The company that doesn't care about us - consumers - still wastes big dies for consumer halo products. On the other hand, the company that cares about us - consumers - has stopped making high end big dies chips and prefers to sell them for AIAIAIAI. Go figure
 
Just to be clear, we just finished Q1 25. The rest is Nvidia guessing.
No. Nvidia's Fiscal Year is labeled with the year it ends in, so first quarter of Fiscal year 2026 is actually from end of January 2025 to May 2025.

Constant source of confusion. Also, graphs often mix labels or data between calendar year and Nvidia's fiscal year, annoyingly.
 
Going top end with NV in the past few gen's shape to be so sort of 'Handicap principle' where you show off how much diminishing return you can bear..
Paying big dollar on the GPU is part of it's feature...

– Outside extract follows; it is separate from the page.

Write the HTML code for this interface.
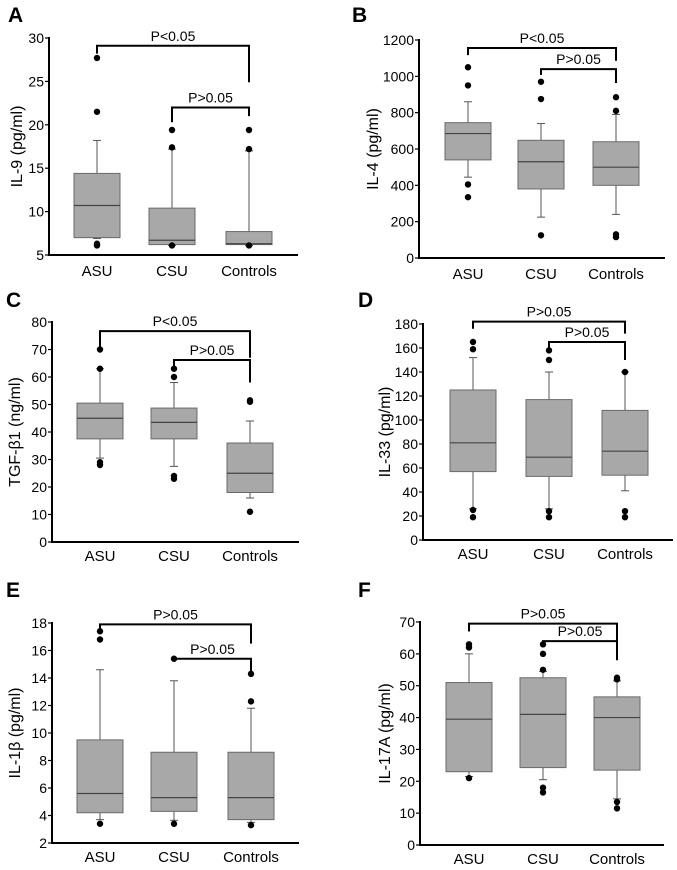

And on the subject, NV is racing to mars, thay already passed the moon.
 
Why? Previous quarter showed sharp fall in "Gaming and AI PC", this quarter shows stellar growth. Of course we have no idea how much of this is strictly "Gaming", but that's all according to plan - Nvidia can focus on AI, servers, but at the same time claim complete supremacy in gaming - and show their revenue numbers (that we know they can doctor as they see fit, as they did with crypto revenues).
 
Get some extra billions from them and tax them even more for shipping AI chips to China.